The CYME power engineering software features an optional Motor Starting Analysis module for dynamic, locked rotor and maximum start size analysis which is dedicated to simulating the effects of induction and synchronous motor starting in three-phase electric power systems.

This module is a robust and easy to use tool for assessing system voltage dips and acceleration times of motors, using a variety of starting methods.

The selection of the motor to be started along with the starting method is defined in a grid-style study dialog box. The study dialog box also gives the user the option to change the status of any motor in the network. This includes the switching of motors either to off, running, locked rotor or starting.

The Induction Motor Starting analysis takes into account the inertial effects of the motor, user-defined load curves and supports several starting methods as listed below:

• Direct on line
• Capacitor assisted
• Resistor or inductor
• Open and closed transition auto-transformer starting
• Soft start with:
• current ramp
• voltage ramp
• current limit
• Slip ring resistor insertion
• Manufacturer supplied curves
• Open and closed transition Star Delta starting
• Variable frequency drive (VFD) with the option to connect the motor to the secondary terminal of the VFD with a cable. Both operating modes for constant torque and horse power are supported

The above motor starting assistance methods are also supported in our transient stability analysis module.

The Synchronous Motor Starting analysis takes into account the inertial effects of the motor, user-defined load curves and excitation system parameters to synchronize the motor when the speed is approaching synchronous speed. The algorithm takes into account the pulsating behavior of a starting synchronous motor due to the nature of the winding connections.

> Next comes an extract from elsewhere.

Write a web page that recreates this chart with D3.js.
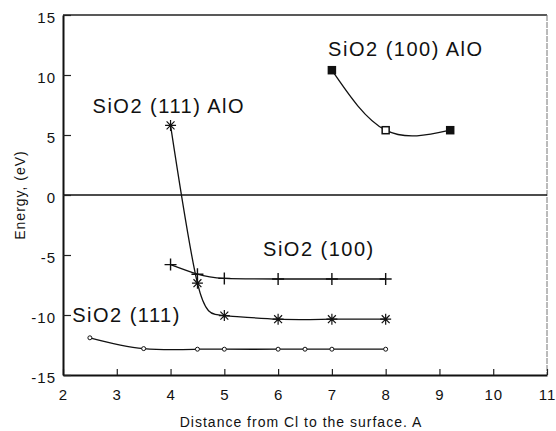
<!DOCTYPE html>
<html><head><meta charset="utf-8">
<script src="https://cdn.jsdelivr.net/npm/d3@7"></script>
<style>
html,body{margin:0;padding:0;background:#fff;}
svg{display:block;}
text{font-family:"Liberation Sans",Arial,Helvetica,sans-serif;fill:#111;}
</style></head>
<body>
<script>
// Data
const xTicks = [2,3,4,5,6,7,8,9,10,11];
const yTicks = [-15,-10,-5,0,5,10,15];

const si111X = [2.5,3.5,4.5,5,6,6.5,7,8];
const si111Y = [-11.9,-12.8,-12.85,-12.85,-12.85,-12.85,-12.85,-12.85];

const si100X = [4,4.5,5,6,7,8];
const si100Y = [-5.8,-6.6,-6.95,-7.0,-7.0,-7.0];

const si111AlOX = [4,4.5,5,6,7,8];
const si111AlOY = [5.8,-7.35,-10.05,-10.35,-10.35,-10.35];

const si100AlOX = [7,8,9.2];
const si100AlOY = [10.4,5.4,5.4];

const labels = [
  {text:"SiO2 (100) AlO", x:6.93, y:11.6},
  {text:"SiO2 (111) AlO", x:2.55, y:6.8},
  {text:"SiO2 (100)", x:5.72, y:-5.1},
  {text:"SiO2 (111)", x:2.17, y:-10.6}
];

const W = 556, H = 431;
const svg = d3.select("body").append("svg").attr("width",W).attr("height",H);
const x = d3.scaleLinear().domain([2,11]).range([63,547]);
const y = d3.scaleLinear().domain([-15,15]).range([375,15]);

// frame: top and right
svg.append("line").attr("x1",x(2)).attr("x2",x(11)).attr("y1",y(15)).attr("y2",y(15))
  .attr("stroke","#222").attr("stroke-width",1.5);
svg.append("line").attr("x1",x(11)).attr("x2",x(11)).attr("y1",y(15)).attr("y2",y(-15))
  .attr("stroke","#777").attr("stroke-width",1).attr("stroke-dasharray","6,1");
// zero line
svg.append("line").attr("x1",x(2)).attr("x2",x(11)).attr("y1",y(0)).attr("y2",y(0))
  .attr("stroke","#111").attr("stroke-width",1.5);

const fmt = d => String(d);

// axes
const xAxis = d3.axisBottom(x).tickValues(xTicks).tickSize(-6).tickSizeOuter(0).tickPadding(14).tickFormat(fmt);
const gx = svg.append("g").attr("transform",`translate(0,${y(-15)})`).call(xAxis);
gx.select(".domain").attr("stroke","#111").attr("stroke-width",2);
gx.selectAll(".tick line").attr("stroke","#222").attr("stroke-width",1.2);
gx.selectAll(".tick text").attr("font-size",15).attr("letter-spacing","1px")
  .attr("font-family","Liberation Sans, Arial, sans-serif").attr("fill","#111");

const yAxis = d3.axisLeft(y).tickValues(yTicks).tickSize(-8).tickSizeOuter(0).tickPadding(7).tickFormat(fmt);
const gy = svg.append("g").attr("transform",`translate(${x(2)},0)`).call(yAxis);
gy.select(".domain").attr("stroke","#111").attr("stroke-width",2);
gy.selectAll(".tick line").attr("stroke","#222").attr("stroke-width",1.2);
gy.selectAll(".tick text").attr("font-size",15).attr("letter-spacing","1px").attr("dy","0.5em")
  .attr("font-family","Liberation Sans, Arial, sans-serif").attr("fill","#111");

// axis titles
svg.append("text").attr("x",(x(2)+x(11))/2 - 4).attr("y",427).attr("text-anchor","middle")
  .attr("font-size",14).attr("letter-spacing","1px").text("Distance from Cl to the surface. A");
svg.append("text").attr("transform",`translate(25,${y(0)}) rotate(-90)`).attr("text-anchor","middle")
  .attr("font-size",14).attr("letter-spacing","1px").text("Energy, (eV)");

const line = d3.line().x(d=>x(d[0])).y(d=>y(d[1])).curve(d3.curveNatural);
function series(xs, ys){ return xs.map((v,i)=>[v, ys[i]]); }

const s111 = series(si111X, si111Y);
const s100 = series(si100X, si100Y);
const s111A = series(si111AlOX, si111AlOY);
const s100A = series(si100AlOX, si100AlOY);

[s111, s100, s111A, s100A].forEach(s=>{
  svg.append("path").attr("d", line(s)).attr("fill","none").attr("stroke","#111").attr("stroke-width",1.3);
});

// markers
svg.selectAll(".c").data(s111).enter().append("circle")
  .attr("cx",d=>x(d[0])).attr("cy",d=>y(d[1])).attr("r",2)
  .attr("fill","#fff").attr("stroke","#111").attr("stroke-width",1);

svg.selectAll(".p").data(s100).enter().append("path")
  .attr("d",d=>{const cx=x(d[0]), cy=y(d[1]); return `M${cx-6},${cy}H${cx+6}M${cx},${cy-6}V${cy+6}`;})
  .attr("stroke","#111").attr("stroke-width",1.4).attr("fill","none");

svg.selectAll(".s").data(s111A).enter().append("path")
  .attr("d",d=>{const cx=x(d[0]), cy=y(d[1]); const r=5.5, q=r*0.72;
    return `M${cx-r},${cy}H${cx+r}M${cx},${cy-r}V${cy+r}M${cx-q},${cy-q}L${cx+q},${cy+q}M${cx-q},${cy+q}L${cx+q},${cy-q}`;})
  .attr("stroke","#111").attr("stroke-width",1.2).attr("fill","none");

svg.selectAll(".q").data(s100A).enter().append("rect")
  .attr("x",d=>x(d[0])-3.5).attr("y",d=>y(d[1])-3.5).attr("width",7).attr("height",7)
  .attr("fill",(d,i)=> i===1 ? "#fff" : "#111").attr("stroke","#111").attr("stroke-width",1.5);

// labels
svg.selectAll(".lbl").data(labels).enter().append("text")
  .attr("x",d=>x(d.x)).attr("y",d=>y(d.y)).attr("font-size",20).attr("letter-spacing","1.5px")
  .text(d=>d.text);
</script>
</body></html>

The program supports several starting methods, as follows:

• Across the line starting
• Shunt capacitor-assisted starting
• Resistor and/or inductor assisted starting
• Open/closed auto-transformer starting

A detailed user-defined load torque representation is provided with the program along with the opportunity to plot the nominal electrical and mechanical torque curves prior to starting the motor.

The load torque data can be entered from manufacturer data curves or with the general equation of load torque versus speed. In addition, default load curve characteristics of typical mechanical loads such as pumps, blowers, fans, feed drive and conveyer belts are also included.

In the absence of detailed information, the module includes support functions for deducing the equivalent circuit parameters for single circuit rotor, double circuit rotor or deep bar circuit rotor induction motors, utilizing either of the following information:

• Locked rotor and no load test
• Locked rotor and load test
• Nominal conditions
• Starting conditions
• Manufacturer curve data

This module also supports the estimation of synchronous motor electrical parameters from physical quantities.

The Locked Rotor Analysis (LRA) calculates the voltage dip of induction and synchronous starting motors on the network.

This includes the voltage dip color coding of the one-line diagram and analysis reports taking into account the number of starts per day as defined in the flicker table.

Across the line, resistor and / or inductor, capacitor, auto transformer, star / delta and variable frequency starters are supported.

The Maximum Start Size analysis is used to estimate the maximum motor size that can be started on a given bus or section of the network given the allowable voltage drop.

Results of the motor starting analysis can be illustrated in charts and reports to show motor bus voltage, starting current, power factor, electrical and mechanical torque versus time or speed. In addition, the time/current curve is generated for protective device coordination purposes.